[Entries taken from a collection]
================
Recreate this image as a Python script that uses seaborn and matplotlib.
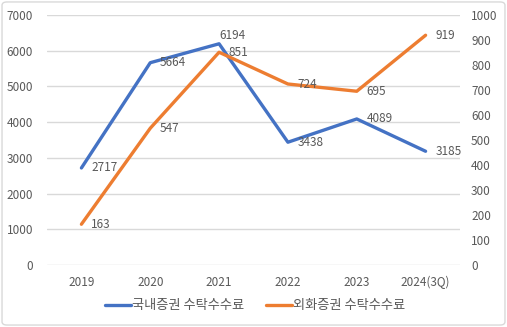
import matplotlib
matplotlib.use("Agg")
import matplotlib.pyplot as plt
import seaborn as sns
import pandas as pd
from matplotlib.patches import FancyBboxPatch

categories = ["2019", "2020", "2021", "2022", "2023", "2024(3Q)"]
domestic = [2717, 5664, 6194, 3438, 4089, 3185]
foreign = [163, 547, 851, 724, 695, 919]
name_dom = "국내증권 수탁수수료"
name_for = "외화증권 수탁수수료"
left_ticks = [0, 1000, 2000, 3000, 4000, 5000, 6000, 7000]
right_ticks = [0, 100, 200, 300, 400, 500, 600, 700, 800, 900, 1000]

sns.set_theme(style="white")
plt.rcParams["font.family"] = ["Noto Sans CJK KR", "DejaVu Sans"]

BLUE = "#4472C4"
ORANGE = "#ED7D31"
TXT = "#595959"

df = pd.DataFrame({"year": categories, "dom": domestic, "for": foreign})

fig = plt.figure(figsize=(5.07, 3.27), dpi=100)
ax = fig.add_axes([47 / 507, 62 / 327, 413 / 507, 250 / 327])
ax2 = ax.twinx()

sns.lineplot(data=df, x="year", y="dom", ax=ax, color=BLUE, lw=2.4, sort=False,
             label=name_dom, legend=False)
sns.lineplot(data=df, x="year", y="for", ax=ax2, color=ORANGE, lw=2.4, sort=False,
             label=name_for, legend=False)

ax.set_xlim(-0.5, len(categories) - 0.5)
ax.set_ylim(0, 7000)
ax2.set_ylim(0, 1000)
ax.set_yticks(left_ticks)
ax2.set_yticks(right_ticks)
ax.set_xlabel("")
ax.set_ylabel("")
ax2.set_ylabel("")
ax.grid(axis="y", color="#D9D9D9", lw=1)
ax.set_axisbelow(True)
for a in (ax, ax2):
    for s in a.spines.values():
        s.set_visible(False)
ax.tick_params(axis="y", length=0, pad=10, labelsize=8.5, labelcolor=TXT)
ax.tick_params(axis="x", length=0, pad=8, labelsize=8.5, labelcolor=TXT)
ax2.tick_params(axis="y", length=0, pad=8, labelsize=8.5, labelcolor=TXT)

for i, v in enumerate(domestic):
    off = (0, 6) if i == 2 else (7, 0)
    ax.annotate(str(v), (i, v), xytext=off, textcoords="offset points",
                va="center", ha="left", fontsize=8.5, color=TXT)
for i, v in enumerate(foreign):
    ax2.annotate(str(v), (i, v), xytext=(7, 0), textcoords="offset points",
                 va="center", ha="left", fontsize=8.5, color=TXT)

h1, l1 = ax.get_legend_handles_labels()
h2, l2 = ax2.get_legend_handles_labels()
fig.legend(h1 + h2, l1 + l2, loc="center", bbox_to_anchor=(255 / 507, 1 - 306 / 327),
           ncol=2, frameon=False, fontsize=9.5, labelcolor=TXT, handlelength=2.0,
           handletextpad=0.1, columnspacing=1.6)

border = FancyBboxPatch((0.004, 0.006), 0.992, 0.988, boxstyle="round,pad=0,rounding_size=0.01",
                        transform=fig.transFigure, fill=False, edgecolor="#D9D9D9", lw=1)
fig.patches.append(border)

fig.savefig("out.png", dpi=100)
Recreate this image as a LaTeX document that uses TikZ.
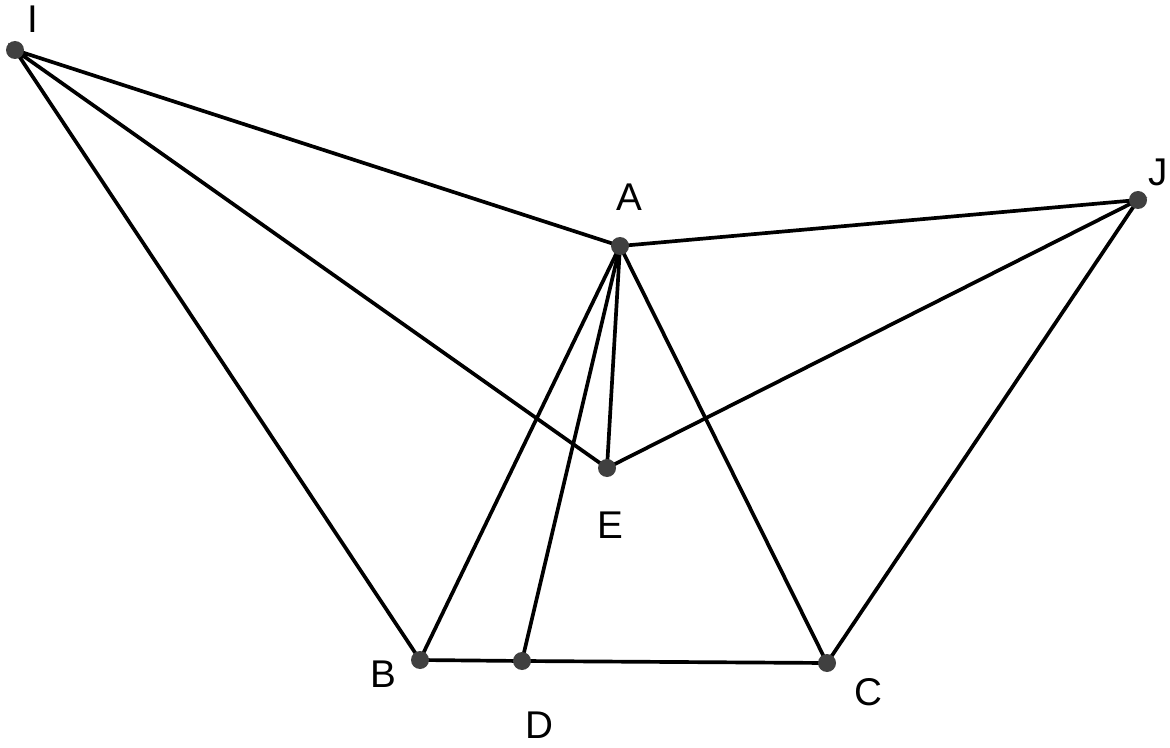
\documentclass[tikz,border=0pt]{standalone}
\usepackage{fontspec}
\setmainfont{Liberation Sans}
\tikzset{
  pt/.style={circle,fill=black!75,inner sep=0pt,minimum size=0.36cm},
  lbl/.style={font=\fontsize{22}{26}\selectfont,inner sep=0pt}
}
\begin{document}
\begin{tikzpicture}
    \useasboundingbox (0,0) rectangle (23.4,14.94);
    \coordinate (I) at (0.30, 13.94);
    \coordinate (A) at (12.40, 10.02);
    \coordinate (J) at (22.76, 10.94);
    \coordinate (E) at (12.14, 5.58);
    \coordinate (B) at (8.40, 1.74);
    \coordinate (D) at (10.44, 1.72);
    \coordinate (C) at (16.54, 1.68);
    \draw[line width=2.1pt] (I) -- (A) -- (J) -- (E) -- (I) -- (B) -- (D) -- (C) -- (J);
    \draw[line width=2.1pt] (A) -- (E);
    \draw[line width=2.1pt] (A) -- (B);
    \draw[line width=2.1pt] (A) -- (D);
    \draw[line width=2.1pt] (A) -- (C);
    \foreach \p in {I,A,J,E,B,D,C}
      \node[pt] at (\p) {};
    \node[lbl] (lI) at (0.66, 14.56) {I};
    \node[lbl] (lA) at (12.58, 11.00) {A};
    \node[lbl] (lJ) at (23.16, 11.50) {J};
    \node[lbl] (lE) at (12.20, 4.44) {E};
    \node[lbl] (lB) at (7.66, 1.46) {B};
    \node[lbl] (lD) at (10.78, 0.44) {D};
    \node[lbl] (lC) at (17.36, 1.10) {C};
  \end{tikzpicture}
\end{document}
================
■ Stated exercise ■
Reproduce the material above exactly, first line through the line that contains "label=name_for, legend=False)", minus the pictures.

■ Finished task ■
Recreate this image as a Python script that uses seaborn and matplotlib.
import matplotlib
matplotlib.use("Agg")
import matplotlib.pyplot as plt
import seaborn as sns
import pandas as pd
from matplotlib.patches import FancyBboxPatch

categories = ["2019", "2020", "2021", "2022", "2023", "2024(3Q)"]
domestic = [2717, 5664, 6194, 3438, 4089, 3185]
foreign = [163, 547, 851, 724, 695, 919]
name_dom = "국내증권 수탁수수료"
name_for = "외화증권 수탁수수료"
left_ticks = [0, 1000, 2000, 3000, 4000, 5000, 6000, 7000]
right_ticks = [0, 100, 200, 300, 400, 500, 600, 700, 800, 900, 1000]

sns.set_theme(style="white")
plt.rcParams["font.family"] = ["Noto Sans CJK KR", "DejaVu Sans"]

BLUE = "#4472C4"
ORANGE = "#ED7D31"
TXT = "#595959"

df = pd.DataFrame({"year": categories, "dom": domestic, "for": foreign})

fig = plt.figure(figsize=(5.07, 3.27), dpi=100)
ax = fig.add_axes([47 / 507, 62 / 327, 413 / 507, 250 / 327])
ax2 = ax.twinx()

sns.lineplot(data=df, x="year", y="dom", ax=ax, color=BLUE, lw=2.4, sort=False,
             label=name_dom, legend=False)
sns.lineplot(data=df, x="year", y="for", ax=ax2, color=ORANGE, lw=2.4, sort=False,
             label=name_for, legend=False)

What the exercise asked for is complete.